Я имею в виду позднюю прозу Юрия Давыдова. Впрочем, Давыдов и в свой, так сказать, «классический» период знал высокую цену поэтического слова — не случайно один из лучших его давних романов назван строкой великого поэта. В «Инее» Пастернака «Глухая пора листопада» закономерно рифмуется с призывом «Расстраиваться не надо», а далее утверждается благая осмысленность мирозданья: «Порядок творенья обманчив, / Как сказка с хорошим концом». Давыдовский вкус к исторической реалии (в ее неповторимой осязательности), как и его всегдашнее восхищение человеческим мужеством, благородством, душевной статью, обусловлены доверием к изначальной красоте бытия. Резкая смена стилевой манеры, когда давыдовская проза расцвела словно «хмельными» пятистопными ямбами, а шутливые и парадоксальные ассоциации подчинили себе суровую фактографию (подчинили, но не вытеснили вовсе!), не отменила сути долгих поисков автора. Он, как прежде, ищет смысл истории, превосходно зная ее каверзы, свирепость и — в какую-то пору — казалось бы, стопроцентную бессмысленность. Всякий исторический деятель в изрядной мере детерминирован «своеобразием текущего момента», а потому не застрахован от ошибок (подчас роковых). И в «Бестселлере» Давыдов устраивает смотр своим героям, возвращаясь к сюжетам, обработанным прежде столь тщательно и трепетно: снова Бурцев, снова Лопатин, снова Азеф, снова Тихомиров. Такие — и не такие. Конечно, симпатии и антипатии остаются в силе, но сколь существенно усложняется психологический рисунок. (Бурцев, прежде видевшийся едва ли не рыцарем без страха и упрека, теперь написан гораздо жестче; увы, выясняется, что борьба с провокацией — палка о двух концах.) Здесь проще простого сделать вывод: все одним миром мазаны, всякая политика — скверна. Но Давыдов, раскопавший столько тайн, обнаруживший столько скелетов в шкафах, далек от этой чистоплюйской пошлости. Как и от ее изнанки — благодушного всепрощения: «человеческие» черточки в портретах Азефа или Сталина лишь помогают ощутимее передать их внечеловеческую суть (потому и нужен здесь Давыдову гротеск).

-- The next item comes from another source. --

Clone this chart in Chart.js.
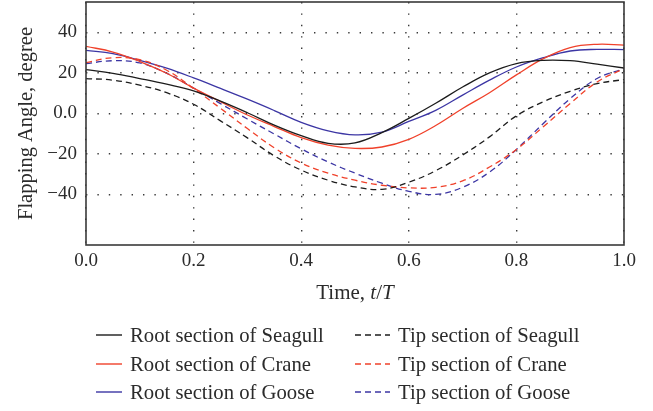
<!DOCTYPE html>
<html><head><meta charset="utf-8">
<script src="https://cdn.jsdelivr.net/npm/chart.js@4.4.1/dist/chart.umd.min.js"></script>
<style>
html,body{margin:0;padding:0;background:#fff;}
#wrap{position:relative;width:653px;height:411px;overflow:hidden;font-family:"Liberation Serif","Times New Roman",serif;color:#2b2b2b;}
#c{position:absolute;left:0;top:0;}
#xtitle{position:absolute;left:86px;width:538px;top:280px;text-align:center;font-size:21px;line-height:24px;}
.item{position:absolute;height:28px;display:flex;align-items:center;font-size:20.7px;white-space:nowrap;line-height:28px;}
.item svg{display:block;margin-right:8px;}
</style></head><body>
<div id="wrap"><canvas id="c" width="653" height="411"></canvas><div id="xtitle">Time, <i>t</i>/<i>T</i></div><div id="legend"></div></div>
<script>
// ---- data ----
const tValues = [0, 0.05, 0.1, 0.15, 0.2, 0.25, 0.3, 0.35, 0.4, 0.45, 0.5, 0.55, 0.6, 0.65, 0.7, 0.75, 0.8, 0.85, 0.9, 0.95, 1.0];
const rootSeagull = [21.6, 19.8, 17.2, 14.4, 11.1, 6.0, 0.3, -5.8, -11.0, -14.8, -14.6, -9.5, -2.5, 5.0, 13.0, 20.0, 24.6, 26.2, 26.0, 24.3, 22.4];
const tipSeagull  = [17.2, 16.4, 13.9, 10.2, 4.5, -3.7, -12.1, -21.0, -28.0, -33.0, -36.3, -37.5, -34.0, -28.3, -20.6, -11.6, -1.2, 5.7, 10.9, 14.7, 16.7];
const rootCrane   = [33.1, 30.3, 25.6, 19.8, 12.5, 5.8, -0.8, -6.5, -12.0, -15.7, -17.3, -16.6, -12.8, -6.0, 2.4, 10.2, 19.0, 27.0, 32.5, 34.1, 33.7];
const tipCrane    = [25.1, 27.5, 26.5, 21.3, 12.3, 2.5, -7.5, -17.0, -24.5, -29.5, -33.0, -35.5, -36.8, -36.5, -33.3, -26.5, -17.8, -6.6, 4.9, 15.5, 22.1];
const rootGoose   = [31.1, 29.5, 26.2, 22.3, 17.5, 12.3, 7.0, 1.4, -4.4, -8.6, -10.6, -9.3, -4.0, 1.5, 9.0, 16.4, 22.9, 27.5, 30.8, 31.6, 31.5];
const tipGoose    = [24.6, 26.0, 24.9, 19.8, 12.5, 4.8, -2.8, -10.2, -17.5, -24.0, -29.5, -34.5, -38.5, -40.0, -36.5, -29.0, -17.8, -5.0, 7.3, 17.2, 22.1];
const seriesNames = ['Root section of Seagull', 'Tip section of Seagull', 'Root section of Crane', 'Tip section of Crane', 'Root section of Goose', 'Tip section of Goose'];
const xTickValues = [0, 0.2, 0.4, 0.6, 0.8, 1.0];
const xTickLabels = ['0.0', '0.2', '0.4', '0.6', '0.8', '1.0'];
const yTickValues = [-40, -20, 0, 20, 40];
const yTickLabels = ['\u221240', '\u221220', '0.0', '20', '40'];

// ---- styling ----
const BLACK = '#1c1c1c', RED = '#f0412a', BLUE = '#3c36a4';
const FONT = '"Liberation Serif", "Times New Roman", serif';
const TXT = '#2b2b2b';
const seriesData = [rootSeagull, tipSeagull, rootCrane, tipCrane, rootGoose, tipGoose];
const seriesColors = [BLACK, BLACK, RED, RED, BLUE, BLUE];
const seriesDash = [[], [6, 4], [], [6, 4], [], [6, 4]];

const datasets = seriesData.map((arr, i) => ({
  label: seriesNames[i],
  data: arr.map((v, j) => ({x: tValues[j], y: v})),
  borderColor: seriesColors[i],
  backgroundColor: seriesColors[i],
  borderDash: seriesDash[i],
  borderWidth: 1.3,
  pointRadius: 0,
  fill: false,
  tension: 0.4
}));

const framePlugin = {
  id: 'frame',
  afterDatasetsDraw(chart) {
    const {ctx, chartArea: a} = chart;
    ctx.save();
    ctx.strokeStyle = '#3a3a3a';
    ctx.lineWidth = 1.6;
    ctx.setLineDash([]);
    ctx.strokeRect(a.left, a.top, a.right - a.left, a.bottom - a.top);
    ctx.restore();
  }
};

const chart = new Chart(document.getElementById('c'), {
  type: 'line',
  data: {datasets},
  options: {
    responsive: false,
    animation: false,
    devicePixelRatio: 1,
    layout: {padding: {left: 0, right: 29, top: 2, bottom: 0}},
    plugins: {legend: {display: false}, tooltip: {enabled: false}},
    scales: {
      x: {
        type: 'linear', min: 0, max: 1,
        afterFit(s) { s.height = 166; s.paddingLeft = 0; s.paddingRight = 0; },
        afterBuildTicks(s) { s.ticks = xTickValues.map(v => ({value: v})); },
        ticks: {callback: (v, i) => xTickLabels[i], font: {family: FONT, size: 19}, color: TXT, padding: 5, maxRotation: 0, autoSkip: false},
        grid: {drawTicks: false, color: '#3a3a3a', lineWidth: 1.4},
        border: {display: false, dash: [1.4, 10]}
      },
      y: {
        min: -65, max: 55,
        afterFit(s) { s.width = 86; s.paddingTop = 0; s.paddingBottom = 0; },
        afterBuildTicks(s) { s.ticks = yTickValues.map(v => ({value: v})); },
        ticks: {callback: (v, i) => yTickLabels[i], font: {family: FONT, size: 19}, color: TXT, padding: 9, autoSkip: false},
        grid: {drawTicks: false, color: '#3a3a3a', lineWidth: 1.4},
        border: {display: false, dash: [1.4, 10]},
        title: {display: true, text: 'Flapping Angle, degree', font: {family: FONT, size: 20.5}, color: TXT, padding: {top: 14, bottom: 0}}
      }
    }
  },
  plugins: [framePlugin]
});

// ---- HTML legend built from the chart's datasets ----
const legend = document.getElementById('legend');
chart.data.datasets.forEach((ds, i) => {
  const col = i % 2, row = Math.floor(i / 2);
  const w = col === 0 ? 26 : 35;
  const item = document.createElement('div');
  item.className = 'item';
  item.style.left = (col === 0 ? 96 : 355) + 'px';
  item.style.top = (321 + row * 28.5) + 'px';
  const dash = ds.borderDash.length ? ds.borderDash.join(',') : 'none';
  item.innerHTML = '<svg width="' + w + '" height="4"><line x1="0" y1="2" x2="' + w + '" y2="2" stroke="' + ds.borderColor + '" stroke-width="1.4" stroke-dasharray="' + dash + '"/></svg>';
  const span = document.createElement('span');
  span.textContent = ds.label;
  item.appendChild(span);
  legend.appendChild(item);
});
</script>
</body></html>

История — конкретна: вникая в тот или иной эпизод, непременно увидишь его отражения в других — далеких или близких — событиях. Точность знания не помеха, а условие для разбега ассоциаций, установления причин и следствий (всегда не прямых), перехода к универсалиям. (Потому нужен Давыдову то бегло мелькающий, то наливающийся деталями сюжет Иудина преступления — это и предмет раздумий героев и антигероев «Бестселлера», и точка, от которой ведет свой счет автор.) И перехода к себе. К своей жизни — детству, войне, лагерю или недавним счастливым путешествиям. Летучие искорки пунктирной автобиографии по-новому освещают большую историю — в права вступает «личное измерение».
«Бестселлер» — книга, строящаяся на наших глазах. Как путевой дневник, автор которого занят внешним миром, но, естественно, пробалтывается о себе. Как исповедание творческого и жизненного credo. Как всякое подлинное лирическое стихотворение. История без воздуха, морского ветра, пьяноватых шуточек, духа стихотворства и колокола братства — короче говоря, история без человека-деятеля и человека-наблюдателя действительно мертва: в лучшем случае — свод глупостей, в худшем — каталог преступлений. Такой «истории» и противостоит поэзия. Всегда странная, неуместная, свободная. Давыдов перешел к откровенно поэтической (отнюдь не утратившей историзма) прозе в «Зоровавеле» — «поэме» о Вильгельме Кюхельбекере, чье имя давно стало синонимом как «неудачи», так и «поэтического избранничества». Выбор такого героя, кажется, определил безрассудную, многих поперву удивившую и безусловно счастливую стратегию Давыдова 90-х. Только так — «кюхельбекерно» — можно было добраться до ошеломляющей свежести и не менее ошеломляющей словесной виртуозности беззаконного «Бестселлера».